MONTH END PROCESSING FOR NOVEMBER 2010
Books: Jim Bob from Carter USM has written a novel, and it's great. Storage Stories has a vaguely autobiographical bent to it, given that its protagonist is a pop star who isn't quite as famous as he used to be. In a series of short vignettes, we meet the various people he encounters in his job as the manager of a self-storage facility. Plenty of jokes and smart wordplay as you'd expect from Jim Bob, but there's a real heart in there as well, along with some charmingly slapdash illustrations which bring to mind Kurt Vonnegut's doodles in Breakfast Of Champions. Alternatively, you can get my own best-selling* book Monkey Round The World at a 10% discount if you buy it before December 15th 2010, by entering coupon code GIFT305 at the checkout.
Telly: I've been rewatching old episodes of the 1982 TV show Police Squad, following this week's news of the death of Leslie Nielsen. It just might be his best work, I think. Made by the Airplane! team a couple of years after their cinema hit, it tried to apply the same scattergun gag-a-second approach to the cop show format, and died on its arse after a mere six episodes. These days, of course, we know it better as the early development stage of what became the Naked Gun movie franchise. Except Police Squad does it better, because it shows Nielsen doing the thing that all the obituaries have praised him for: playing his role completely straight no matter how ridiculous the comedy gets.
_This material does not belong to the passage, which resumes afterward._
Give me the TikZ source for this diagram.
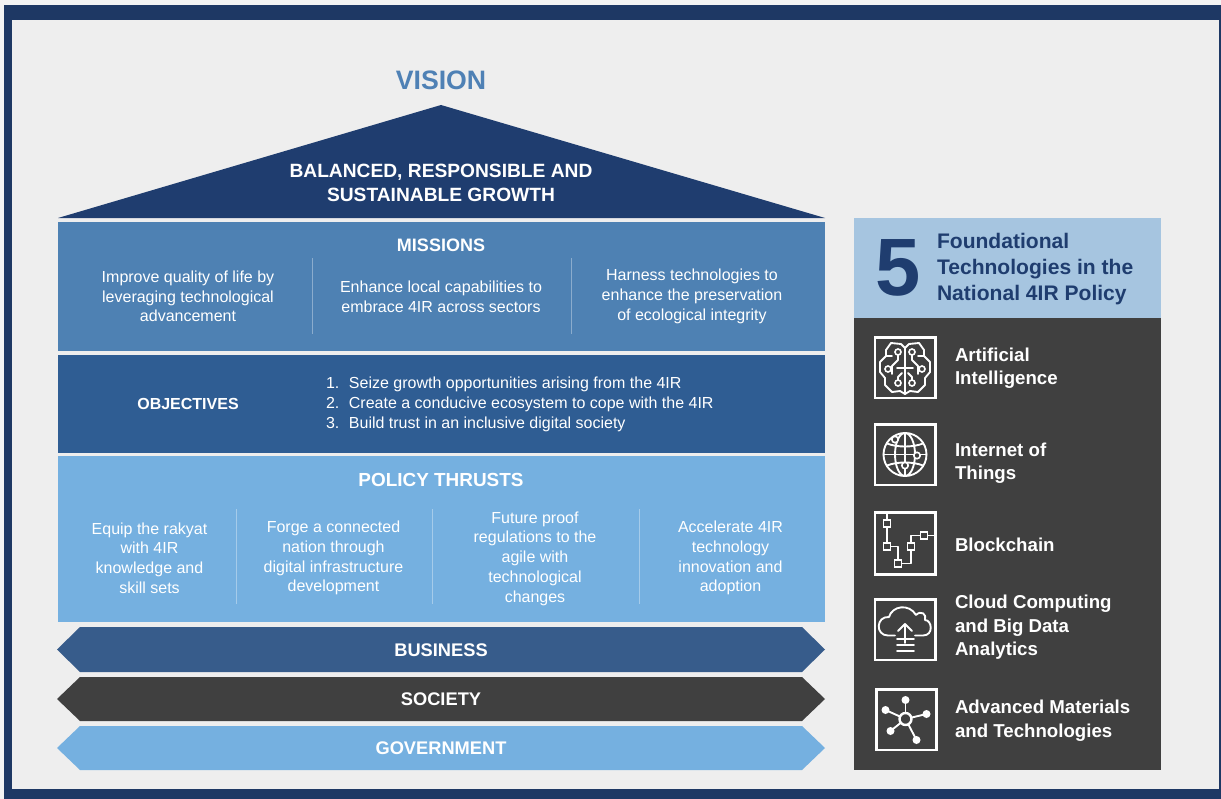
\documentclass[tikz,border=0pt]{standalone}
\usepackage{fontspec}
\setmainfont{Liberation Sans}
\definecolor{frameblue}{RGB}{30,56,100}
\definecolor{paper}{RGB}{238,238,238}
\definecolor{outerpaper}{RGB}{243,243,243}
\definecolor{roofblue}{RGB}{31,61,111}
\definecolor{missionblue}{RGB}{78,129,179}
\definecolor{objblue}{RGB}{47,93,147}
\definecolor{thrustblue}{RGB}{117,176,224}
\definecolor{bizblue}{RGB}{55,92,139}
\definecolor{darkgrey}{RGB}{64,64,64}
\definecolor{headblue}{RGB}{166,197,224}
\definecolor{visionblue}{RGB}{79,129,181}
\definecolor{fiveblue}{RGB}{31,61,111}
\tikzset{
  x=0.75pt,y=-0.75pt,
  txt/.style={inner sep=0,outer sep=0,text=white,align=center},
  body/.style={txt,font=\fontsize{12}{14.8}\selectfont},
  head/.style={txt,font=\fontsize{13.5}{17}\selectfont\bfseries},
  band/.style={txt,font=\fontsize{13.7}{17}\selectfont\bfseries},
  label/.style={txt,anchor=west,align=left,font=\fontsize{14}{17.6}\selectfont\bfseries},
  divider/.style={draw=white,draw opacity=0.35,line width=0.7pt},
  ic/.style={draw=white,line width=1.4pt,line join=round,line cap=round},
  icbox/.style={draw=white,line width=2.2pt},
  sq/.style={draw=white,line width=1.4pt,fill=darkgrey},
  dot/.style={draw=white,line width=1.2pt,fill=darkgrey},
}
\begin{document}
\begin{tikzpicture}
\useasboundingbox (0,0) rectangle (1221,799);
\fill[outerpaper] (0,0) rectangle (1221,799);
\fill[frameblue] (4,5) rectangle (1221,799);
\fill[paper] (12,20) rectangle (1219,789);
% left house
\fill[roofblue] (441,105) -- (825,218) -- (58,218) -- cycle;
\fill[missionblue] (58,222) rectangle (825,351);
\fill[objblue] (58,355) rectangle (825,453);
\fill[thrustblue] (58,456) rectangle (825,622);
\fill[bizblue] (57,649.5) -- (80,627) -- (802,627) -- (825,649.5) -- (802,672) -- (80,672) -- cycle;
\fill[darkgrey] (57,699) -- (80,677) -- (802,677) -- (825,699) -- (802,721) -- (80,721) -- cycle;
\fill[thrustblue] (57,748) -- (80,726) -- (802,726) -- (825,748) -- (802,770) -- (80,770) -- cycle;
\draw[divider] (312,258) -- (312,334);
\draw[divider] (571,258) -- (571,334);
\draw[divider] (236,509) -- (236,604);
\draw[divider] (432,509) -- (432,604);
\draw[divider] (639,509) -- (639,604);
% texts
\node[txt,text=visionblue,font=\fontsize{20}{24}\selectfont\bfseries] (vision) at (441,80) {VISION};
\node[txt,font=\fontsize{14.4}{17.9}\selectfont\bfseries] (growth) at (441,183) {BALANCED, RESPONSIBLE AND\\SUSTAINABLE GROWTH};
\node[head] (missions) at (441,245) {MISSIONS};
\node[body] (m1) at (188,296.5) {Improve quality of life by\\leveraging technological\\advancement};
\node[body] (m2) at (441,296.5) {Enhance local capabilities to\\embrace 4IR across sectors};
\node[body] (m3) at (692,296.5) {Harness technologies to\\enhance the preservation\\of ecological integrity};
\node[txt,font=\fontsize{12}{14.8}\selectfont\bfseries] (objectives) at (188,404) {OBJECTIVES};
\node[body,anchor=west,align=left] (objlist) at (326,404.5) {\makebox[17.2pt][l]{1.}Seize growth opportunities arising from the 4IR\\\makebox[17.2pt][l]{2.}Create a conducive ecosystem to cope with the 4IR\\\makebox[17.2pt][l]{3.}Build trust in an inclusive digital society};
\node[head,font=\fontsize{14.2}{17}\selectfont\bfseries] (thrusts) at (441,480) {POLICY THRUSTS};
\node[body] (t1) at (149.5,558) {Equip the rakyat\\with 4IR\\knowledge and\\skill sets};
\node[body] (t2) at (333.5,558) {Forge a connected\\nation through\\digital infrastructure\\development};
\node[body] (t3) at (535,558.5) {Future proof\\regulations to the\\agile with\\technological\\changes};
\node[body] (t4) at (730.5,558) {Accelerate 4IR\\technology\\innovation and\\adoption};
\node[band] (business) at (441,650) {BUSINESS};
\node[band] (society) at (441,699.5) {SOCIETY};
\node[band] (government) at (441,748.5) {GOVERNMENT};
% right panel
\fill[headblue] (854,218) rectangle (1161,318);
\fill[darkgrey] (854,318) rectangle (1161,770);
\node[txt,text=fiveblue,font=\fontsize{61}{61}\selectfont\bfseries] (five) at (898,268) {5};
\node[txt,text=fiveblue,anchor=west,align=left,font=\fontsize{15.8}{19.2}\selectfont\bfseries] (headtxt) at (937,269) {Foundational\\Technologies in the\\National 4IR Policy};
\node[label] (l1) at (955,368) {Artificial\\Intelligence};
\node[label] (l2) at (955,463) {Internet of\\Things};
\node[label] (l3) at (955,545) {Blockchain};
\node[label] (l4) at (955,627.5) {Cloud Computing\\and Big Data\\Analytics};
\node[label] (l5) at (955,720.5) {Advanced Materials\\and Technologies};
% icon boxes
\draw[icbox] (875,337.5) rectangle (935.5,398);
\draw[icbox] (875,424.5) rectangle (935.5,485);
\draw[icbox] (875,512.5) rectangle (935.5,574.5);
\draw[icbox] (875,599.5) rectangle (935.5,660);
\draw[icbox] (876.5,689.5) rectangle (936.5,750);
% brain
\begin{scope}[shift={(905,368)}]
\draw[ic] (0,-20) -- (-4,-24) -- (-14,-25) -- (-19,-18) -- (-19,-12) -- (-25,-6) -- (-25,4) -- (-20,10) -- (-20,17) -- (-13,24) -- (-5,23) -- (0,26) -- (5,23) -- (13,24) -- (20,17) -- (20,10) -- (25,4) -- (25,-6) -- (19,-12) -- (19,-18) -- (14,-25) -- (4,-24) -- cycle;
\draw[ic] (0,-20) -- (0,26);
\draw[ic] (-8,0) -- (8,0);
\draw[ic] (-7,-13) -- (-7,-8) -- (-13,-2) -- (-13,6);
\draw[ic] (7,-13) -- (7,-8) -- (13,-2) -- (13,6);
\draw[ic] (-7,16) -- (-7,9) -- (-3,5);
\draw[ic] (7,16) -- (7,9) -- (3,5);
\draw[ic] (-19,-12) -- (-13,-12);
\draw[ic] (19,-12) -- (13,-12);
\foreach \p in {(-7,-16),(7,-16),(-17,1),(17,1),(-7,15),(7,15)} \draw[dot] \p circle (3);
\end{scope}
% globe
\begin{scope}[shift={(905,454.5)}]
\draw[ic] (0,0) circle (21.5);
\draw[ic] (0,0) ellipse (10 and 21.5);
\draw[ic] (0,-21.5) -- (0,21.5);
\draw[ic] (-21.5,0) -- (21.5,0);
\draw[ic] (-18,-11) .. controls (-8,-7) and (8,-7) .. (18,-11);
\draw[ic] (-18,11) .. controls (-8,7) and (8,7) .. (18,11);
\foreach \p in {(-10,-15),(12,1),(0,11)} \draw[dot] \p circle (3.2);
\end{scope}
% blockchain
\begin{scope}[shift={(905,543.5)}]
\draw[ic,line cap=butt] (-18,-30) -- (-18,3) -- (-7,3) -- (-7,20) -- (6,20) -- (6,-8) -- (30,-8);
\foreach \p in {(-18,-20),(-18,3),(-7,20),(6,3),(19,-8)} \node[sq,minimum size=5.2pt,inner sep=0] at \p {};
\end{scope}
% cloud
\begin{scope}[shift={(905,630)}]
\draw[ic] (-10,5.5) -- (-17,5.5) .. controls (-30,5.5) and (-29,-14) .. (-16,-13) .. controls (-13,-24) and (4,-27) .. (11,-15) .. controls (16,-20) and (22,-16) .. (20,-10) .. controls (27,-10) and (29,5.5) .. (18,5.5) -- (10,5.5);
\draw[ic] (0,13) -- (0,-6);
\draw[ic] (-7,1) -- (0,-6) -- (7,1);
\draw[ic] (-8,9) -- (9,9);
\draw[ic] (-8,15) -- (9,15);
\draw[ic] (-8,21) -- (9,21);
\end{scope}
% network
\begin{scope}[shift={(905.5,719)}]
\foreach \p in {(0,-19),(21,-5),(11,21),(-15,12),(-20,-9)} {
  \draw[ic] (0,0) -- \p;
  \fill[white] \p circle (4);
}
\draw[draw=white,line width=1.8pt,fill=darkgrey] (0,0) circle (6);
\end{scope}
\end{tikzpicture}
\end{document}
By the time of The Naked Gun, he's become convinced that he's a Comedy Actor, and spends all his time gurning and pratfalling like there's no tomorrow. The deadpan approach suited him better, and it's a shame he gave it up at the tail end of his career. Seeing as everyone else has been quoting Nielsen lines all week as if he wrote the bloody things, here's my favourite exchange from Police Squad.
Travel: As I mentioned back in the LFF Wrap Party, I spent a week in Gibraltar recently. Aside from the monkey pictures that I quietly hid inside the article, what else is there to recommend? Well, I stayed at the Eliott Hotel, having picked up a spectacularly good deal online from MyGibraltar - six nights for three hundred quid, the only downside being that I would have had to pay over a third of that again to use their wi-fi. (Happily, there are plenty of bars and restaurants which offer it for free.) Most of the social activity is based around the King's Bastion Leisure Centre, which includes a perfectly fine pair of cinemas that only cost a fiver to get into. Nice places to eat include Cafe Rojo (a rare bit of class in Irish Town - who would have thought a street full of badly-lit fake Irish pubs would be so dispiriting?), the quayside delights of Waterfront (although The Belated Birthday Girl was horrified by my tales of chicken stuffed with black pudding and wrapped in ham), and the cheerful little pizzeria Mamma Mia which you pass on the way to the fabulous cable car ride up to the Barbary Apes. Most mind-blowing discovery of the trip: Gibraltar is so small that the approach road to the airport and the runway are on a level crossing.